═══ Material supplied ═══

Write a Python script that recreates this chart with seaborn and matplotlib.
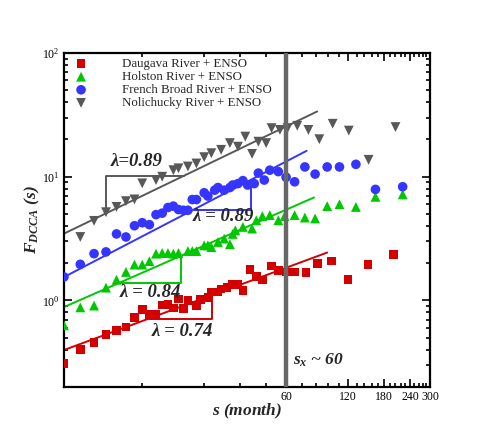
import numpy as np
import pandas as pd
import seaborn as sns
import matplotlib
matplotlib.use("Agg")
import matplotlib.pyplot as plt
from matplotlib.ticker import FixedLocator, FixedFormatter, LogLocator, LogFormatterSciNotation, NullFormatter

# ---- data ----
red_s = [5, 6, 7, 8, 9, 10, 11, 12, 13, 14, 15, 16, 17, 18, 19, 20, 22, 23, 25, 26,
         28, 29, 31, 33, 35, 37, 40, 43, 46, 51, 55, 60, 66, 75, 85, 100, 120, 150, 200]
red_F = [0.31, 0.40, 0.46, 0.53, 0.57, 0.61, 0.73, 0.85, 0.77, 0.77, 0.92, 0.93, 0.87, 1.03,
         0.86, 1.00, 0.91, 1.02, 1.06, 1.17, 1.17, 1.24, 1.28, 1.35, 1.34, 1.21, 1.78, 1.57,
         1.47, 1.90, 1.75, 1.70, 1.70, 1.68, 1.98, 2.08, 1.48, 1.96, 2.35]

green_s = [5, 6, 7, 8, 9, 10, 11, 12, 13, 14, 15, 16, 17, 18, 20, 21, 22, 24, 25, 26,
           28, 30, 32, 33, 34, 37, 41, 43, 46, 50, 55, 59, 66, 74, 83, 95, 109, 131, 163, 221]
green_F = [0.63, 0.88, 0.91, 1.27, 1.47, 1.70, 1.95, 1.95, 2.08, 2.39, 2.42, 2.42, 2.39, 2.42,
           2.51, 2.51, 2.51, 2.79, 2.79, 2.70, 2.97, 3.16, 2.85, 3.45, 3.69, 3.93, 3.81, 4.45,
           4.80, 4.90, 4.45, 4.80, 4.90, 4.68, 4.60, 5.79, 6.00, 5.70, 6.88, 7.20]

blue_s = [5, 6, 7, 8, 9, 10, 11, 12, 13, 14, 15, 16, 17, 18, 19, 20, 21, 22, 24, 25, 27,
          28, 30, 32, 33, 35, 37, 39, 42, 44, 47, 50, 55, 60, 66, 74, 83, 95, 109, 131, 163, 221]
blue_F = [1.55, 1.96, 2.39, 2.47, 3.45, 3.26, 4.02, 4.25, 4.10, 4.94, 5.08, 5.64, 5.79, 5.43,
          5.36, 5.36, 6.54, 6.54, 7.42, 6.98, 7.79, 8.18, 7.79, 8.18, 8.57, 8.80, 9.30, 8.57,
          8.80, 10.7, 9.40, 11.3, 11.0, 9.90, 9.10, 12.0, 10.5, 12.0, 12.0, 12.6, 7.90, 8.30]

gray_s = [6, 7, 8, 9, 10, 11, 12, 14, 15, 17, 18, 20, 22, 24, 26, 29, 32, 35, 38, 41, 44,
          48, 51, 56, 61, 68, 77, 87, 101, 121, 151, 204]
gray_F = [3.26, 4.40, 5.17, 5.71, 6.35, 6.56, 8.84, 9.40, 10.0, 11.3, 11.7, 12.1, 12.8, 14.4,
          15.5, 16.5, 18.7, 17.5, 21.1, 15.3, 19.2, 18.7, 24.7, 23.9, 24.7, 25.8, 23.9, 20.1,
          26.8, 23.6, 13.7, 25.2]

names = ["Daugava River + ENSO", "Holston River + ENSO",
         "French Broad River + ENSO", "Nolichucky River + ENSO"]
lambdas = ["0.74", "0.84", "0.89", "0.89"]

# fitted power-law lines (start / end)
fit_s0 = [5, 5, 5, 5]
fit_s1 = [95, 82, 75.5, 85]
fit_F0 = [0.398, 0.885, 1.546, 3.47]
fit_F1 = [2.44, 6.8, 16.2, 33.7]

# slope brackets: s range along each fit line
bracket_sa = [12.9, 9.25, 21.3, 8.0]
bracket_sb = [26.3, 18.6, 40.4, 19.1]

s_cross = 60

x_major = [60, 120, 180, 240, 300]
x_minor = [12, 24, 36, 48, 72, 84, 96, 108, 132, 144, 156, 168,
           192, 204, 216, 228, 252, 264, 276, 288]

colors = ["#d40000", "#00c800", "#3535ff", "#585858"]
markers = ["s", "^", "o", "v"]
sizes = [38, 50, 48, 50]

sns.set_style("ticks")
plt.rcParams["font.family"] = ["Liberation Serif", "DejaVu Serif"]
plt.rcParams["mathtext.fontset"] = "custom"
plt.rcParams["mathtext.rm"] = "Liberation Serif"
plt.rcParams["mathtext.it"] = "Liberation Serif:italic:bold"
plt.rcParams["mathtext.bf"] = "Liberation Serif:bold"

fig = plt.figure(figsize=(4.91, 4.36), dpi=100)
ax = fig.add_axes([0.1303, 0.1124, 0.7454, 0.7661])
ax.set_xscale("log")
ax.set_yscale("log")

series = [(red_s, red_F), (green_s, green_F), (blue_s, blue_F), (gray_s, gray_F)]
for i, (sv, fv) in enumerate(series):
    df = pd.DataFrame({"s": sv, "F": fv})
    sns.scatterplot(data=df, x="s", y="F", marker=markers[i], color=colors[i],
                    s=sizes[i], edgecolor="none", linewidth=0, label=names[i],
                    ax=ax, zorder=3)


def fit_value(i, s):
    # power law through the two end points of line i
    k = np.log(fit_F1[i] / fit_F0[i]) / np.log(fit_s1[i] / fit_s0[i])
    return fit_F0[i] * (s / fit_s0[i]) ** k


for i in range(4):
    ax.plot([fit_s0[i], fit_s1[i]], [fit_F0[i], fit_F1[i]], color=colors[i], lw=1.4, zorder=2)
    sa, sb = bracket_sa[i], bracket_sb[i]
    fa, fb = fit_value(i, sa), fit_value(i, sb)
    if i == 3:
        # gray bracket sits above the line
        ax.plot([sa, sa, sb], [fa, fb, fb], color=colors[i], lw=1.4, zorder=2)
    else:
        ax.plot([sa, sb, sb], [fa, fa, fb], color=colors[i], lw=1.4, zorder=2)

# lambda labels
lab_pos = [(13.4, 0.563), (9.35, 1.17), (21.0, 4.73), (8.4, 13.4)]
for i, (xp, yp) in enumerate(lab_pos):
    sep = "=" if i == 3 else " = "
    ax.text(xp, yp, "λ" + sep + lambdas[i], fontsize=13.5, fontweight="bold",
            fontstyle="italic", ha="left", va="center", zorder=5)

ax.axvline(s_cross, color="#686868", lw=3.2, zorder=4)
ax.text(64.5, 0.33, r"$s_x$" + " ~ 60", fontsize=12.5, fontweight="bold",
        fontstyle="italic", ha="left", va="center", zorder=5)

ax.set_xlim(5, 300)
ax.set_ylim(0.2, 100)

ax.xaxis.set_major_locator(FixedLocator(x_major))
ax.xaxis.set_major_formatter(FixedFormatter([str(v) for v in x_major]))
ax.xaxis.set_minor_locator(FixedLocator(x_minor))
ax.xaxis.set_minor_formatter(NullFormatter())
ax.yaxis.set_major_locator(LogLocator(base=10))
ax.yaxis.set_major_formatter(LogFormatterSciNotation())
ax.yaxis.set_minor_locator(LogLocator(base=10, subs=np.arange(2, 10)))
ax.yaxis.set_minor_formatter(NullFormatter())

ax.tick_params(which="both", direction="in", top=True, right=True, labelsize=8.5,
               width=1.2, colors="black")
ax.tick_params(which="major", length=6, pad=3)
ax.tick_params(which="minor", length=3)
for sp in ax.spines.values():
    sp.set_linewidth(1.6)
    sp.set_color("black")

ax.set_xlabel(r"$s$ (month)", fontsize=12.5, fontweight="bold", fontstyle="italic")
ax.set_ylabel(r"$F_{DCCA}$ (s)", fontsize=12.5, fontweight="bold", fontstyle="italic")
ax.xaxis.set_label_coords(0.5, -0.045)
ax.yaxis.set_label_coords(-0.06, 0.5)

leg = ax.legend(loc="upper left", bbox_to_anchor=(0.029, 0.985), frameon=False,
                fontsize=9.3, handlelength=1.0, handletextpad=2.7, labelspacing=0.08,
                borderpad=0, borderaxespad=0, scatterpoints=1)

fig.savefig("out.png", dpi=100)
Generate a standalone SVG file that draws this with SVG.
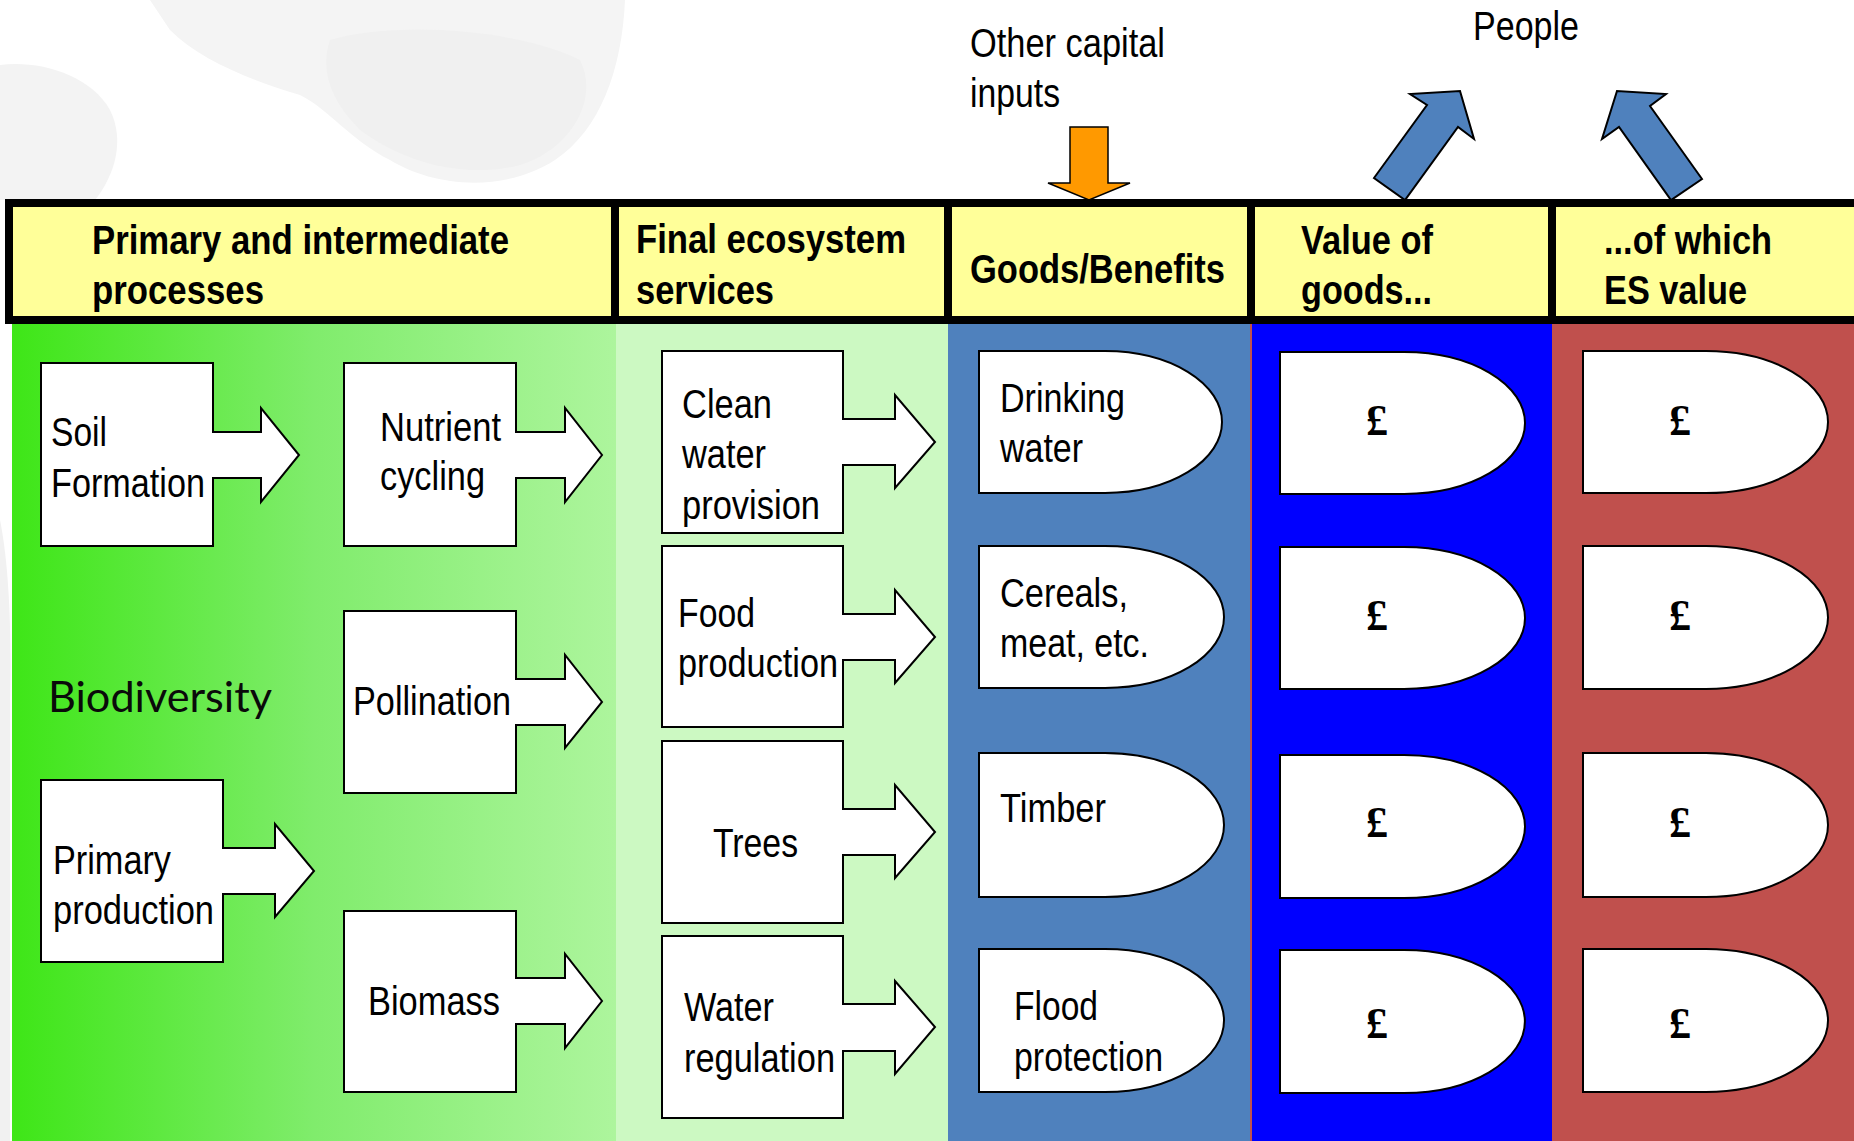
<svg xmlns="http://www.w3.org/2000/svg" width="1854" height="1141" viewBox="0 0 1854 1141">
<defs>
<linearGradient id="g1" x1="0" y1="0" x2="1" y2="0">
<stop offset="0" stop-color="#3EE617"/>
<stop offset="0.5" stop-color="#80EC6C"/>
<stop offset="1" stop-color="#ADF59D"/>
</linearGradient>
<style>
.t{font-family:"Liberation Sans Narrow","Liberation Sans",Arial,sans-serif;font-size:41px;fill:#000}
.h{font-family:"Liberation Sans Narrow","Liberation Sans",Arial,sans-serif;font-size:41px;font-weight:bold;fill:#000}
.hdr{fill:#FFFF99;stroke:#000;stroke-width:8}
.box{fill:#fff;stroke:#000;stroke-width:2}
.pd{font-family:"Liberation Serif","DejaVu Serif",serif;font-size:44px;font-weight:bold;fill:#000}
.bio{font-family:Lato,"Open Sans",sans-serif;font-size:42px;fill:#0a0a0a}
.up{fill:#4F81BD;stroke:#000;stroke-width:2}
</style>
</defs>
<rect width="1854" height="1141" fill="#fff"/>
<g id="watermark">
<path fill="#F4F4F4" d="M150,0 L625,0 C622,70 600,130 555,160 C500,195 430,185 390,160 C350,140 330,110 300,95 C250,80 200,60 170,30 Z"/>
<path fill="#F0F0F0" d="M330,40 C400,20 520,30 580,60 C600,100 570,150 520,165 C460,180 400,160 360,130 C330,100 320,70 330,40 Z"/>
<path fill="#F3F3F3" d="M0,65 C40,60 90,75 110,110 C125,140 115,175 95,200 L0,200 Z"/>
<path fill="#F1F1F1" d="M0,520 C8,560 12,620 10,700 L10,1141 L0,1141 Z"/>
</g>
<g id="columns">
<rect x="12" y="320" width="604" height="821" fill="url(#g1)"/>
<rect x="616" y="320" width="332" height="821" fill="#CCF9C2"/>
<rect x="948" y="320" width="303" height="821" fill="#4F81BD"/>
<rect x="1251" y="320" width="301" height="821" fill="#0000FF"/>
<rect x="1250" y="320" width="2" height="821" fill="#C0504D"/>
<rect x="1552" y="320" width="302" height="821" fill="#C0504D"/>
</g>
<g id="header">
<rect class="hdr" x="9" y="203" width="606" height="117"/>
<rect class="hdr" x="615" y="203" width="333" height="117"/>
<rect class="hdr" x="948" y="203" width="303" height="117"/>
<rect class="hdr" x="1251" y="203" width="301" height="117"/>
<rect class="hdr" x="1552" y="203" width="310" height="117"/>
<text class="h" x="92" y="254" textLength="417" lengthAdjust="spacingAndGlyphs">Primary and intermediate</text>
<text class="h" x="92" y="304" textLength="172" lengthAdjust="spacingAndGlyphs">processes</text>
<text class="h" x="636" y="253" textLength="270" lengthAdjust="spacingAndGlyphs">Final ecosystem</text>
<text class="h" x="636" y="304" textLength="138" lengthAdjust="spacingAndGlyphs">services</text>
<text class="h" x="970" y="283" textLength="255" lengthAdjust="spacingAndGlyphs">Goods/Benefits</text>
<text class="h" x="1301" y="254" textLength="132" lengthAdjust="spacingAndGlyphs">Value of</text>
<text class="h" x="1301" y="304" textLength="131" lengthAdjust="spacingAndGlyphs">goods...</text>
<text class="h" x="1604" y="254" textLength="168" lengthAdjust="spacingAndGlyphs">...of which</text>
<text class="h" x="1604" y="304" textLength="143" lengthAdjust="spacingAndGlyphs">ES value</text>
</g>
<g id="top-labels">
<text class="t" x="970" y="57" textLength="195" lengthAdjust="spacingAndGlyphs">Other capital</text>
<text class="t" x="970" y="107" textLength="90" lengthAdjust="spacingAndGlyphs">inputs</text>
<text class="t" x="1473" y="40" textLength="106" lengthAdjust="spacingAndGlyphs">People</text>
</g>
<g id="connectors">
<polygon points="1070,127 1108,127 1108,183 1130,183 1089,200 1048,183 1070,183" fill="#FF9900" stroke="#000" stroke-width="1.5"/>
<polygon class="up" points="1374,178 1427,105 1410,94 1460,91 1474,139 1458,127 1405,200"/>
<polygon class="up" points="1702,179 1650,106 1666,94 1617,91 1602,139 1619,127 1671,200"/>
</g>
<g id="biodiversity">
<text class="bio" x="48" y="712" textLength="224" lengthAdjust="spacingAndGlyphs">Biodiversity</text>
</g>
<g id="soil-formation">
<path class="box" d="M41,363 H213 V432 H261 V408 L299,455 L261,502 V478 H213 V546 H41 Z"/>
<text class="t" x="51" y="446" textLength="56" lengthAdjust="spacingAndGlyphs">Soil</text>
<text class="t" x="51" y="497" textLength="154" lengthAdjust="spacingAndGlyphs">Formation</text>
</g>
<g id="nutrient-cycling">
<path class="box" d="M344,363 H516 V432 H565 V408 L602,455 L565,502 V478 H516 V546 H344 Z"/>
<text class="t" x="380" y="441" textLength="121" lengthAdjust="spacingAndGlyphs">Nutrient</text>
<text class="t" x="380" y="490" textLength="105" lengthAdjust="spacingAndGlyphs">cycling</text>
</g>
<g id="pollination">
<path class="box" d="M344,611 H516 V679 H565 V655 L602,702 L565,748 V725 H516 V793 H344 Z"/>
<text class="t" x="353" y="715" textLength="158" lengthAdjust="spacingAndGlyphs">Pollination</text>
</g>
<g id="primary-production">
<path class="box" d="M41,780 H223 V848 H275 V824 L314,871 L275,917 V894 H223 V962 H41 Z"/>
<text class="t" x="53" y="874" textLength="118" lengthAdjust="spacingAndGlyphs">Primary</text>
<text class="t" x="53" y="924" textLength="161" lengthAdjust="spacingAndGlyphs">production</text>
</g>
<g id="biomass">
<path class="box" d="M344,911 H516 V978 H565 V954 L602,1001 L565,1048 V1024 H516 V1092 H344 Z"/>
<text class="t" x="368" y="1015" textLength="132" lengthAdjust="spacingAndGlyphs">Biomass</text>
</g>
<g id="clean-water">
<path class="box" d="M662,351 H843 V419 H895 V395 L935,442 L895,488 V465 H843 V533 H662 Z"/>
<text class="t" x="682" y="418" textLength="90" lengthAdjust="spacingAndGlyphs">Clean</text>
<text class="t" x="682" y="468" textLength="84" lengthAdjust="spacingAndGlyphs">water</text>
<text class="t" x="682" y="519" textLength="138" lengthAdjust="spacingAndGlyphs">provision</text>
</g>
<g id="food-production">
<path class="box" d="M662,546 H843 V614 H895 V590 L935,637 L895,683 V660 H843 V727 H662 Z"/>
<text class="t" x="678" y="627" textLength="77" lengthAdjust="spacingAndGlyphs">Food</text>
<text class="t" x="678" y="677" textLength="160" lengthAdjust="spacingAndGlyphs">production</text>
</g>
<g id="trees">
<path class="box" d="M662,741 H843 V809 H895 V785 L935,832 L895,878 V855 H843 V923 H662 Z"/>
<text class="t" x="713" y="857" textLength="85" lengthAdjust="spacingAndGlyphs">Trees</text>
</g>
<g id="water-regulation">
<path class="box" d="M662,936 H843 V1004 H895 V981 L935,1027 L895,1074 V1051 H843 V1118 H662 Z"/>
<text class="t" x="684" y="1021" textLength="90" lengthAdjust="spacingAndGlyphs">Water</text>
<text class="t" x="684" y="1072" textLength="151" lengthAdjust="spacingAndGlyphs">regulation</text>
</g>
<g id="drinking-water">
<path class="box" d="M979,351 H1105 A117,71 0 0 1 1105,493 H979 Z"/>
<text class="t" x="1000" y="412" textLength="125" lengthAdjust="spacingAndGlyphs">Drinking</text>
<text class="t" x="1000" y="462" textLength="83" lengthAdjust="spacingAndGlyphs">water</text>
</g>
<g id="cereals">
<path class="box" d="M979,546 H1105 A119,71 0 0 1 1105,688 H979 Z"/>
<text class="t" x="1000" y="607" textLength="128" lengthAdjust="spacingAndGlyphs">Cereals,</text>
<text class="t" x="1000" y="657" textLength="149" lengthAdjust="spacingAndGlyphs">meat, etc.</text>
</g>
<g id="timber">
<path class="box" d="M979,753 H1105 A119,72 0 0 1 1105,897 H979 Z"/>
<text class="t" x="1000" y="822" textLength="106" lengthAdjust="spacingAndGlyphs">Timber</text>
</g>
<g id="flood-protection">
<path class="box" d="M979,949 H1105 A119,71.5 0 0 1 1105,1092 H979 Z"/>
<text class="t" x="1014" y="1020" textLength="84" lengthAdjust="spacingAndGlyphs">Flood</text>
<text class="t" x="1014" y="1071" textLength="149" lengthAdjust="spacingAndGlyphs">protection</text>
</g>
<g id="value-1">
<path class="box" d="M1280,352 H1404 A121,71 0 0 1 1404,494 H1280 Z"/>
<text class="pd" x="1377" y="435" text-anchor="middle">£</text>
</g>
<g id="value-2">
<path class="box" d="M1280,547 H1404 A121,71 0 0 1 1404,689 H1280 Z"/>
<text class="pd" x="1377" y="630" text-anchor="middle">£</text>
</g>
<g id="value-3">
<path class="box" d="M1280,755 H1404 A121,71.5 0 0 1 1404,898 H1280 Z"/>
<text class="pd" x="1377" y="837" text-anchor="middle">£</text>
</g>
<g id="value-4">
<path class="box" d="M1280,950 H1404 A121,71.5 0 0 1 1404,1093 H1280 Z"/>
<text class="pd" x="1377" y="1038" text-anchor="middle">£</text>
</g>
<g id="es-1">
<path class="box" d="M1583,351 H1706 A122,71 0 0 1 1706,493 H1583 Z"/>
<text class="pd" x="1680" y="435" text-anchor="middle">£</text>
</g>
<g id="es-2">
<path class="box" d="M1583,546 H1706 A122,71.5 0 0 1 1706,689 H1583 Z"/>
<text class="pd" x="1680" y="630" text-anchor="middle">£</text>
</g>
<g id="es-3">
<path class="box" d="M1583,753 H1706 A122,72 0 0 1 1706,897 H1583 Z"/>
<text class="pd" x="1680" y="837" text-anchor="middle">£</text>
</g>
<g id="es-4">
<path class="box" d="M1583,949 H1706 A122,71.5 0 0 1 1706,1092 H1583 Z"/>
<text class="pd" x="1680" y="1038" text-anchor="middle">£</text>
</g>
</svg>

═══

Print exactly the first line of the entries and every line after it through the one that contains "from matplotlib.ticker import", leaving the pictures out.

Write a Python script that recreates this chart with seaborn and matplotlib.
import numpy as np
import pandas as pd
import seaborn as sns
import matplotlib
matplotlib.use("Agg")
import matplotlib.pyplot as plt
from matplotlib.ticker import FixedLocator, FixedFormatter, LogLocator, LogFormatterSciNotation, NullFormatter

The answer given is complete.